**Task details**
Would you restate all the data that follows, word for word?

**Supplied material**
** Begin **
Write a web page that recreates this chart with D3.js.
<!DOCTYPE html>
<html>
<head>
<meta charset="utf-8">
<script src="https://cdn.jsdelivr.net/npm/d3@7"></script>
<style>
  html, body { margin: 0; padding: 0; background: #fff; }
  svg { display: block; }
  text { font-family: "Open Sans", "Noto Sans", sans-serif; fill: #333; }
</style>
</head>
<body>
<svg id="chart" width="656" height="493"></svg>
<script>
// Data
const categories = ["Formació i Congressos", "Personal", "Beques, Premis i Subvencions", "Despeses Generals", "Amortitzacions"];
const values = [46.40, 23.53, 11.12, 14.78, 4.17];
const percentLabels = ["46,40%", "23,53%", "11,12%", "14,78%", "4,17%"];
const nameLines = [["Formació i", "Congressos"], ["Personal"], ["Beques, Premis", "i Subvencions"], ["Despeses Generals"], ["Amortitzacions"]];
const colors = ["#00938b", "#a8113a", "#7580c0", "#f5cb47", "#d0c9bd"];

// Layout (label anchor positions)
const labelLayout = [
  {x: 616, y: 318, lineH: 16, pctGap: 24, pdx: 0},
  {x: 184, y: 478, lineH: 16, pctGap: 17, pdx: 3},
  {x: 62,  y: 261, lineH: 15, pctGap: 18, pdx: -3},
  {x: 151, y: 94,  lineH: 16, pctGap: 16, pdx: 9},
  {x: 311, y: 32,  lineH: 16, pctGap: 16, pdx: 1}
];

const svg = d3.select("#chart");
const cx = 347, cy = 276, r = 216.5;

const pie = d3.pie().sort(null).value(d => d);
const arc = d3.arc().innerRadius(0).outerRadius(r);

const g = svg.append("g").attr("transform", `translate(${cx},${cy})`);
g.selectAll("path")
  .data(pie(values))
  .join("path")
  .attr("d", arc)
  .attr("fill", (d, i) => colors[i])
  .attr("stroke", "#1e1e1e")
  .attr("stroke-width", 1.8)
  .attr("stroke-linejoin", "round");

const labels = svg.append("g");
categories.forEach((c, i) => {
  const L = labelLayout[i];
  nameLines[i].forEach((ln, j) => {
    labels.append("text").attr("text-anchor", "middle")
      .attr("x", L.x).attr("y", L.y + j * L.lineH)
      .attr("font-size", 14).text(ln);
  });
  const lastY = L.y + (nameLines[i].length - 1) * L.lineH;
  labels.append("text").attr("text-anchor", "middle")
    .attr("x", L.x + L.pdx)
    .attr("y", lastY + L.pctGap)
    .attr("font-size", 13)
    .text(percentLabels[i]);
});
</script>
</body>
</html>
** End **
**Answer to this problem**
Write a web page that recreates this chart with D3.js.
<!DOCTYPE html>
<html>
<head>
<meta charset="utf-8">
<script src="https://cdn.jsdelivr.net/npm/d3@7"></script>
<style>
  html, body { margin: 0; padding: 0; background: #fff; }
  svg { display: block; }
  text { font-family: "Open Sans", "Noto Sans", sans-serif; fill: #333; }
</style>
</head>
<body>
<svg id="chart" width="656" height="493"></svg>
<script>
// Data
const categories = ["Formació i Congressos", "Personal", "Beques, Premis i Subvencions", "Despeses Generals", "Amortitzacions"];
const values = [46.40, 23.53, 11.12, 14.78, 4.17];
const percentLabels = ["46,40%", "23,53%", "11,12%", "14,78%", "4,17%"];
const nameLines = [["Formació i", "Congressos"], ["Personal"], ["Beques, Premis", "i Subvencions"], ["Despeses Generals"], ["Amortitzacions"]];
const colors = ["#00938b", "#a8113a", "#7580c0", "#f5cb47", "#d0c9bd"];

// Layout (label anchor positions)
const labelLayout = [
  {x: 616, y: 318, lineH: 16, pctGap: 24, pdx: 0},
  {x: 184, y: 478, lineH: 16, pctGap: 17, pdx: 3},
  {x: 62,  y: 261, lineH: 15, pctGap: 18, pdx: -3},
  {x: 151, y: 94,  lineH: 16, pctGap: 16, pdx: 9},
  {x: 311, y: 32,  lineH: 16, pctGap: 16, pdx: 1}
];

const svg = d3.select("#chart");
const cx = 347, cy = 276, r = 216.5;

const pie = d3.pie().sort(null).value(d => d);
const arc = d3.arc().innerRadius(0).outerRadius(r);

const g = svg.append("g").attr("transform", `translate(${cx},${cy})`);
g.selectAll("path")
  .data(pie(values))
  .join("path")
  .attr("d", arc)
  .attr("fill", (d, i) => colors[i])
  .attr("stroke", "#1e1e1e")
  .attr("stroke-width", 1.8)
  .attr("stroke-linejoin", "round");

const labels = svg.append("g");
categories.forEach((c, i) => {
  const L = labelLayout[i];
  nameLines[i].forEach((ln, j) => {
    labels.append("text").attr("text-anchor", "middle")
      .attr("x", L.x).attr("y", L.y + j * L.lineH)
      .attr("font-size", 14).text(ln);
  });
  const lastY = L.y + (nameLines[i].length - 1) * L.lineH;
  labels.append("text").attr("text-anchor", "middle")
    .attr("x", L.x + L.pdx)
    .attr("y", lastY + L.pctGap)
    .attr("font-size", 13)
    .text(percentLabels[i]);
});
</script>
</body>
</html>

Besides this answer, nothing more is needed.